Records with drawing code
==*==
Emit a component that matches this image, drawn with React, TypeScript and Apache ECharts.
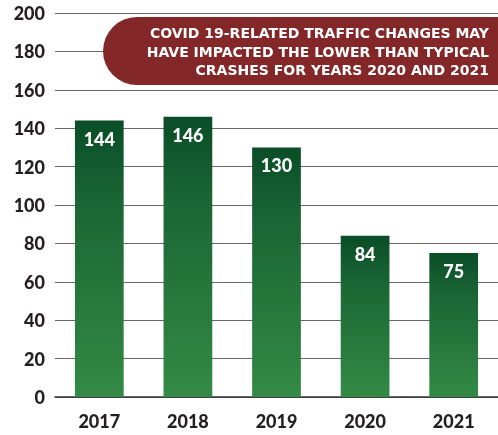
import React, { useEffect, useRef } from "react";
import * as echarts from "echarts";

const years = ["2017", "2018", "2019", "2020", "2021"];
const crashes = [144, 146, 130, 84, 75];
const noteLines = [
  "COVID 19-RELATED TRAFFIC CHANGES MAY",
  "HAVE IMPACTED THE LOWER THAN TYPICAL",
  "CRASHES FOR YEARS 2020 AND 2021",
];

export default function App() {
  const ref = useRef<HTMLDivElement>(null);
  useEffect(() => {
    if (!ref.current) return;
    const chart = echarts.init(ref.current, null, { renderer: "svg" });
    const font = "Lato";
    chart.setOption({
      animation: false,
      grid: { left: 55, right: 0, top: 13, bottom: 38 },
      xAxis: {
        type: "category",
        data: years,
        axisTick: { show: false },
        axisLine: { lineStyle: { color: "#333", width: 1.5 } },
        axisLabel: {
          color: "#231f20",
          fontFamily: font,
          fontWeight: 900,
          fontSize: 18,
          margin: 15,
        },
      },
      yAxis: {
        type: "value",
        min: 0,
        max: 200,
        interval: 20,
        axisLine: { show: false },
        axisTick: { show: false },
        axisLabel: {
          color: "#231f20",
          fontFamily: font,
          fontWeight: 900,
          fontSize: 18,
          margin: 10,
        },
        splitLine: { lineStyle: { color: "#666", width: 1.2 } },
      },
      series: [
        {
          type: "bar",
          data: crashes,
          barWidth: "55%",
          itemStyle: {
            color: new echarts.graphic.LinearGradient(0, 0, 0, 1, [
              { offset: 0, color: "#0a4d27" },
              { offset: 0.3, color: "#1b6634" },
              { offset: 1, color: "#338a45" },
            ]),
          },
          label: {
            show: true,
            position: "insideTop",
            distance: 9,
            color: "#fff",
            fontFamily: font,
            fontWeight: 900,
            fontSize: 18,
          },
        },
      ],
      graphic: [
        {
          type: "rect",
          x: 103,
          y: 17,
          shape: { x: 0, y: 0, width: 400, height: 68, r: [34, 0, 0, 34] },
          style: { fill: "#842729" },
          z: 10,
        },
        {
          type: "text",
          x: 489,
          y: 24,
          z: 11,
          style: {
            text: noteLines.join("\n"),
            fill: "#fff",
            font: `bold 14px "DejaVu Sans"`,
            align: "right",
            verticalAlign: "top",
            lineHeight: 18.5,
          },
        },
      ],
    });
    return () => chart.dispose();
  }, []);
  return (
    <div
      ref={ref}
      style={{ position: "fixed", left: 0, top: 0, width: 498, height: 435 }}
    />
  );
}
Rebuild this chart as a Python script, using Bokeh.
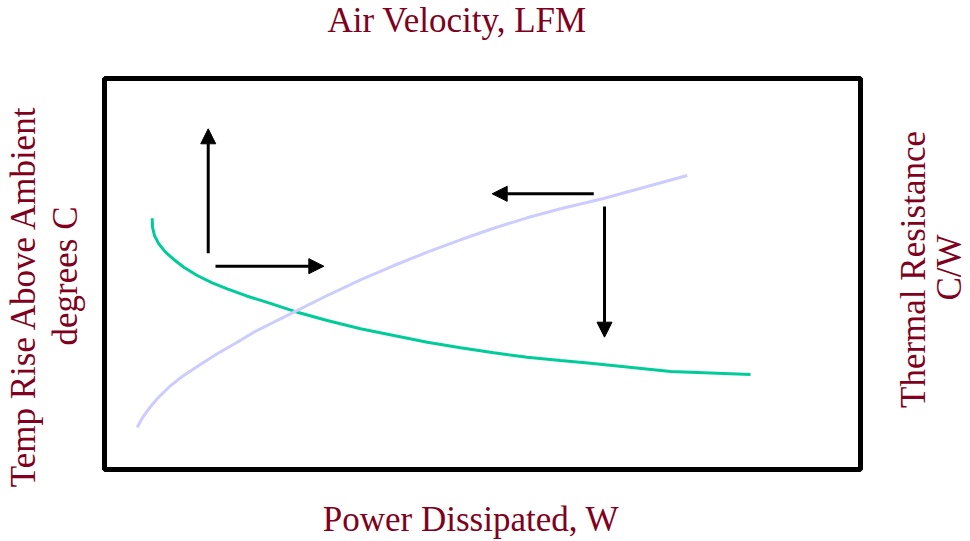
==*==
◆ WRITTEN EXERCISE
Transcribe the listing above verbatim. Omit the pictures.

◆ TASK ANSWER
Emit a component that matches this image, drawn with React, TypeScript and Apache ECharts.
import React, { useEffect, useRef } from "react";
import * as echarts from "echarts";

const years = ["2017", "2018", "2019", "2020", "2021"];
const crashes = [144, 146, 130, 84, 75];
const noteLines = [
  "COVID 19-RELATED TRAFFIC CHANGES MAY",
  "HAVE IMPACTED THE LOWER THAN TYPICAL",
  "CRASHES FOR YEARS 2020 AND 2021",
];

export default function App() {
  const ref = useRef<HTMLDivElement>(null);
  useEffect(() => {
    if (!ref.current) return;
    const chart = echarts.init(ref.current, null, { renderer: "svg" });
    const font = "Lato";
    chart.setOption({
      animation: false,
      grid: { left: 55, right: 0, top: 13, bottom: 38 },
      xAxis: {
        type: "category",
        data: years,
        axisTick: { show: false },
        axisLine: { lineStyle: { color: "#333", width: 1.5 } },
        axisLabel: {
          color: "#231f20",
          fontFamily: font,
          fontWeight: 900,
          fontSize: 18,
          margin: 15,
        },
      },
      yAxis: {
        type: "value",
        min: 0,
        max: 200,
        interval: 20,
        axisLine: { show: false },
        axisTick: { show: false },
        axisLabel: {
          color: "#231f20",
          fontFamily: font,
          fontWeight: 900,
          fontSize: 18,
          margin: 10,
        },
        splitLine: { lineStyle: { color: "#666", width: 1.2 } },
      },
      series: [
        {
          type: "bar",
          data: crashes,
          barWidth: "55%",
          itemStyle: {
            color: new echarts.graphic.LinearGradient(0, 0, 0, 1, [
              { offset: 0, color: "#0a4d27" },
              { offset: 0.3, color: "#1b6634" },
              { offset: 1, color: "#338a45" },
            ]),
          },
          label: {
            show: true,
            position: "insideTop",
            distance: 9,
            color: "#fff",
            fontFamily: font,
            fontWeight: 900,
            fontSize: 18,
          },
        },
      ],
      graphic: [
        {
          type: "rect",
          x: 103,
          y: 17,
          shape: { x: 0, y: 0, width: 400, height: 68, r: [34, 0, 0, 34] },
          style: { fill: "#842729" },
          z: 10,
        },
        {
          type: "text",
          x: 489,
          y: 24,
          z: 11,
          style: {
            text: noteLines.join("\n"),
            fill: "#fff",
            font: `bold 14px "DejaVu Sans"`,
            align: "right",
            verticalAlign: "top",
            lineHeight: 18.5,
          },
        },
      ],
    });
    return () => chart.dispose();
  }, []);
  return (
    <div
      ref={ref}
      style={{ position: "fixed", left: 0, top: 0, width: 498, height: 435 }}
    />
  );
}
Rebuild this chart as a Python script, using Bokeh.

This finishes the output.